STATED PROBLEM - Would you transcribe the listing that follows, character for character, and omit its images?
--
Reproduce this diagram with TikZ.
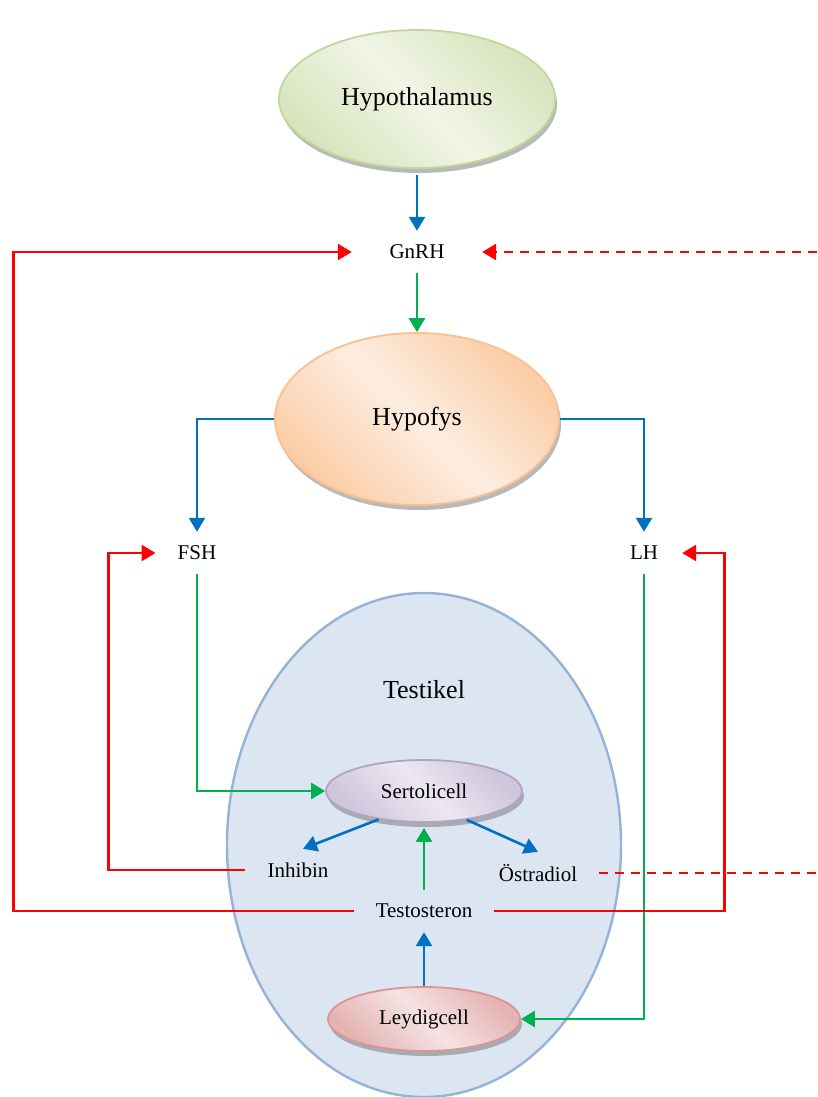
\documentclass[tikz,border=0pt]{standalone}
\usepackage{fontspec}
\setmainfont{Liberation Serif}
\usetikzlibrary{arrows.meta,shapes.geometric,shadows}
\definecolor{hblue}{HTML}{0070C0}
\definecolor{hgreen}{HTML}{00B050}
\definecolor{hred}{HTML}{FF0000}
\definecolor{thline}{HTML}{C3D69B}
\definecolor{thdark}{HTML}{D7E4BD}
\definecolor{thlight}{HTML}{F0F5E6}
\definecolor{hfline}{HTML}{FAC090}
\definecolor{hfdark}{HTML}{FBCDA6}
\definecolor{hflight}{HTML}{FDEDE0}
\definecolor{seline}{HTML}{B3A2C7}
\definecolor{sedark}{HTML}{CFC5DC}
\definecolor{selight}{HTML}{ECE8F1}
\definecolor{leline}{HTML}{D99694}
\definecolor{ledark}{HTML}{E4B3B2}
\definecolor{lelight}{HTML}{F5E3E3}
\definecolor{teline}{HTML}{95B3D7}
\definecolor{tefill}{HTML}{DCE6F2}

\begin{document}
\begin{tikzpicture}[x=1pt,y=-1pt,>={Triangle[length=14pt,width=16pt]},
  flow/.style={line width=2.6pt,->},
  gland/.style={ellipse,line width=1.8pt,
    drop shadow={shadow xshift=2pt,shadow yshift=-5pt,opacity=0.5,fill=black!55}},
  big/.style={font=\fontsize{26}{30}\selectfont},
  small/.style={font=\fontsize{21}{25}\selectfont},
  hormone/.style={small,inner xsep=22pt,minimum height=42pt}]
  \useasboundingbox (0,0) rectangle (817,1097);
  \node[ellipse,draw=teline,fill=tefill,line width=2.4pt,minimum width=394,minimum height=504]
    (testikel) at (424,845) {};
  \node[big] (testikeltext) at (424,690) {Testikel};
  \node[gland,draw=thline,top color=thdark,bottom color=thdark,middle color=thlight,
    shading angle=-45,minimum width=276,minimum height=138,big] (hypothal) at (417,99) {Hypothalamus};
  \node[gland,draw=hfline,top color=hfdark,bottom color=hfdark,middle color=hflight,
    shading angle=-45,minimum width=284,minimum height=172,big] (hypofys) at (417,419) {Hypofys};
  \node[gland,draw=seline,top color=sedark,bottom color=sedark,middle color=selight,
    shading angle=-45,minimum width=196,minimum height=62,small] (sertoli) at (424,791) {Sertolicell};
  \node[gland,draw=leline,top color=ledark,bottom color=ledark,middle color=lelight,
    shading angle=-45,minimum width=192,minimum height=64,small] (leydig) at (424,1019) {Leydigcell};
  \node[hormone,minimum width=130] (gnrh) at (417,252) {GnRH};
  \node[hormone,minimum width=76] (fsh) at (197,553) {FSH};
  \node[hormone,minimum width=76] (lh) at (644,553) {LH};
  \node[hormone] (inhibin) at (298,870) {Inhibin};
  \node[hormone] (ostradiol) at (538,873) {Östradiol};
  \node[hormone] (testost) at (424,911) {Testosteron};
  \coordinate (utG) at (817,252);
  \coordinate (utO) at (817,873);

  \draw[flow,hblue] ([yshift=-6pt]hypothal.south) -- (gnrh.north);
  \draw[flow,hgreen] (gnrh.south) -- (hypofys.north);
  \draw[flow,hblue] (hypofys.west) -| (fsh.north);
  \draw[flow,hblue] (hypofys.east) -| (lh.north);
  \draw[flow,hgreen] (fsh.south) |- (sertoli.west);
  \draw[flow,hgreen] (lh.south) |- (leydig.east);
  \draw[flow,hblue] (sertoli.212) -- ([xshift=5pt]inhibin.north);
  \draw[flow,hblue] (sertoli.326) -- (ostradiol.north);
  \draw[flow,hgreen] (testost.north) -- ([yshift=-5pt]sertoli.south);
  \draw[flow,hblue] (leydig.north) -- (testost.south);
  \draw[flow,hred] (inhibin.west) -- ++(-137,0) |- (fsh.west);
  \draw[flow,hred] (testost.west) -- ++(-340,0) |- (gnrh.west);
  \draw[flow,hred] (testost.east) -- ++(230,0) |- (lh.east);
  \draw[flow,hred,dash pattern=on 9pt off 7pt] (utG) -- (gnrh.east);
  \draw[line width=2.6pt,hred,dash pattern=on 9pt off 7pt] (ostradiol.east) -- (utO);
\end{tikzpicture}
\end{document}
--
ANSWER TO THIS EXERCISE -
Reproduce this diagram with TikZ.
\documentclass[tikz,border=0pt]{standalone}
\usepackage{fontspec}
\setmainfont{Liberation Serif}
\usetikzlibrary{arrows.meta,shapes.geometric,shadows}
\definecolor{hblue}{HTML}{0070C0}
\definecolor{hgreen}{HTML}{00B050}
\definecolor{hred}{HTML}{FF0000}
\definecolor{thline}{HTML}{C3D69B}
\definecolor{thdark}{HTML}{D7E4BD}
\definecolor{thlight}{HTML}{F0F5E6}
\definecolor{hfline}{HTML}{FAC090}
\definecolor{hfdark}{HTML}{FBCDA6}
\definecolor{hflight}{HTML}{FDEDE0}
\definecolor{seline}{HTML}{B3A2C7}
\definecolor{sedark}{HTML}{CFC5DC}
\definecolor{selight}{HTML}{ECE8F1}
\definecolor{leline}{HTML}{D99694}
\definecolor{ledark}{HTML}{E4B3B2}
\definecolor{lelight}{HTML}{F5E3E3}
\definecolor{teline}{HTML}{95B3D7}
\definecolor{tefill}{HTML}{DCE6F2}

\begin{document}
\begin{tikzpicture}[x=1pt,y=-1pt,>={Triangle[length=14pt,width=16pt]},
  flow/.style={line width=2.6pt,->},
  gland/.style={ellipse,line width=1.8pt,
    drop shadow={shadow xshift=2pt,shadow yshift=-5pt,opacity=0.5,fill=black!55}},
  big/.style={font=\fontsize{26}{30}\selectfont},
  small/.style={font=\fontsize{21}{25}\selectfont},
  hormone/.style={small,inner xsep=22pt,minimum height=42pt}]
  \useasboundingbox (0,0) rectangle (817,1097);
  \node[ellipse,draw=teline,fill=tefill,line width=2.4pt,minimum width=394,minimum height=504]
    (testikel) at (424,845) {};
  \node[big] (testikeltext) at (424,690) {Testikel};
  \node[gland,draw=thline,top color=thdark,bottom color=thdark,middle color=thlight,
    shading angle=-45,minimum width=276,minimum height=138,big] (hypothal) at (417,99) {Hypothalamus};
  \node[gland,draw=hfline,top color=hfdark,bottom color=hfdark,middle color=hflight,
    shading angle=-45,minimum width=284,minimum height=172,big] (hypofys) at (417,419) {Hypofys};
  \node[gland,draw=seline,top color=sedark,bottom color=sedark,middle color=selight,
    shading angle=-45,minimum width=196,minimum height=62,small] (sertoli) at (424,791) {Sertolicell};
  \node[gland,draw=leline,top color=ledark,bottom color=ledark,middle color=lelight,
    shading angle=-45,minimum width=192,minimum height=64,small] (leydig) at (424,1019) {Leydigcell};
  \node[hormone,minimum width=130] (gnrh) at (417,252) {GnRH};
  \node[hormone,minimum width=76] (fsh) at (197,553) {FSH};
  \node[hormone,minimum width=76] (lh) at (644,553) {LH};
  \node[hormone] (inhibin) at (298,870) {Inhibin};
  \node[hormone] (ostradiol) at (538,873) {Östradiol};
  \node[hormone] (testost) at (424,911) {Testosteron};
  \coordinate (utG) at (817,252);
  \coordinate (utO) at (817,873);

  \draw[flow,hblue] ([yshift=-6pt]hypothal.south) -- (gnrh.north);
  \draw[flow,hgreen] (gnrh.south) -- (hypofys.north);
  \draw[flow,hblue] (hypofys.west) -| (fsh.north);
  \draw[flow,hblue] (hypofys.east) -| (lh.north);
  \draw[flow,hgreen] (fsh.south) |- (sertoli.west);
  \draw[flow,hgreen] (lh.south) |- (leydig.east);
  \draw[flow,hblue] (sertoli.212) -- ([xshift=5pt]inhibin.north);
  \draw[flow,hblue] (sertoli.326) -- (ostradiol.north);
  \draw[flow,hgreen] (testost.north) -- ([yshift=-5pt]sertoli.south);
  \draw[flow,hblue] (leydig.north) -- (testost.south);
  \draw[flow,hred] (inhibin.west) -- ++(-137,0) |- (fsh.west);
  \draw[flow,hred] (testost.west) -- ++(-340,0) |- (gnrh.west);
  \draw[flow,hred] (testost.east) -- ++(230,0) |- (lh.east);
  \draw[flow,hred,dash pattern=on 9pt off 7pt] (utG) -- (gnrh.east);
  \draw[line width=2.6pt,hred,dash pattern=on 9pt off 7pt] (ostradiol.east) -- (utO);
\end{tikzpicture}
\end{document}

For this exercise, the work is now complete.